I am really good at planning to plan my day.
In my head, I am organizing and arranging—my day, my things, my plans, my writing, my activities, my discussions. But all that arranging stays in my head, abstract.
I have been staring at this table in my livingroom, that I have been planning to move to the kitchen for, oh, 9 months. Everyday I plan to plan to move it, and every day, I do nothing.
I know that in order to put the planning into action, you actually have to make time in your day to do it. It can’t just be a vague, “hey I could do this or that today.” It has to be an active plan. First this then that, then during the first nap I will move the table (or revise 20 pages or cook chili for dinner or whatever it is that is in your plan.)
I know that the vague intention is ineffective, and I know it from my own inaction. I’ve also seen it in the way that S always has these grand plans to get things done but never does any of them. He doesn’t make room in his unstated plans for his days off. The unstated plans are to relax. Watch some science shows or black and white movies, drink some coffee, smoke some cigarettes on the deck, play with the boy, go get the newspapers, take a shower, go have brunch, which leads directly into a some errands, more adventures with the boy, visiting people in the neighborhood and papa-son day with pizza for the boy and beer for the papa, and then to boy bedtime and more movies on tv—but nothing on the to do list. And that’s it. That’s the whole day. Taken over by unstated plans.
Now, this is an interesting thought. The unstated plans. There’s a technical term for it that I learned when I was in Grad School for teaching, but the damn mom-brain has lost the word. Maybe that’s why it’s so hard to get things done, sometimes, because you’re pretending that those unstated goals aren’t there. But truly, they come first, particularly if they are your routine, right?
I wonder what my day would look like if I took my unstated plans—hidden agenda? Is that the term? Well, it fits. My agenda is my plan, right? And this agenda is hidden from my “planning,” hidden from myself, even.
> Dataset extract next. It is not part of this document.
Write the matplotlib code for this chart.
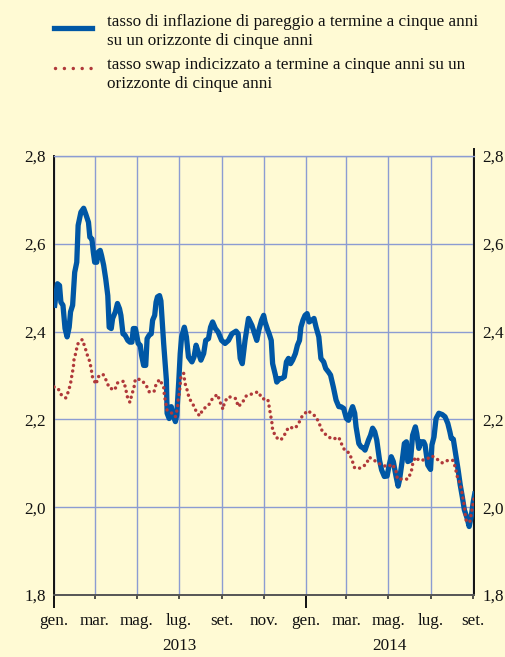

A lot of what’s on that hidden agenda is daily maintenance that I take for granted… email, shower, getting dressed, folding some clothes, finding my shoes that have been kicked under the sofa, putting toys in teh basket, grabbing something to eat, going to the bathroom, getting the kids dressed, changing diapers, playing with them, feedng them, cooking, picking up, and so on. And then there’s the other stuff, stuff that isn’t productive but is really what my lazy butt prefers to do… my message board addiction, my television addiction, my magazine addiction, my sudoku addiction—hmmmm. I’m sensing a pattern here.
I resist my addictions because of the way I feel about myself after giving in to them totally and ignoring my day and goals. I feel lousy. I feel like a failure- but there isn’t anything wrong with any of those addictions, really. It’s just the imbalance they create.
So what if, instead of defaulting to those addictions, I actually put them into my plans? What if I actually put them on my daily todo list, gave them a valid place in my life instead of turning them into a guilty secret of inaction?
Rest is important to being productive. Downtime is needed. Maybe I should respect my own relaxation methods and incorporate them into a productive day.
And not only that, but maybe I should recognize all the little daily things that I do that I don’t technically plan but need to be done anyway. Maybe I wouldn’t feel like my day was getting away from me and so were my plans. Maybe I would feel more productive, more accomplished if I took all this into account. Maybe that would make it easier to accomplish the other things on my list.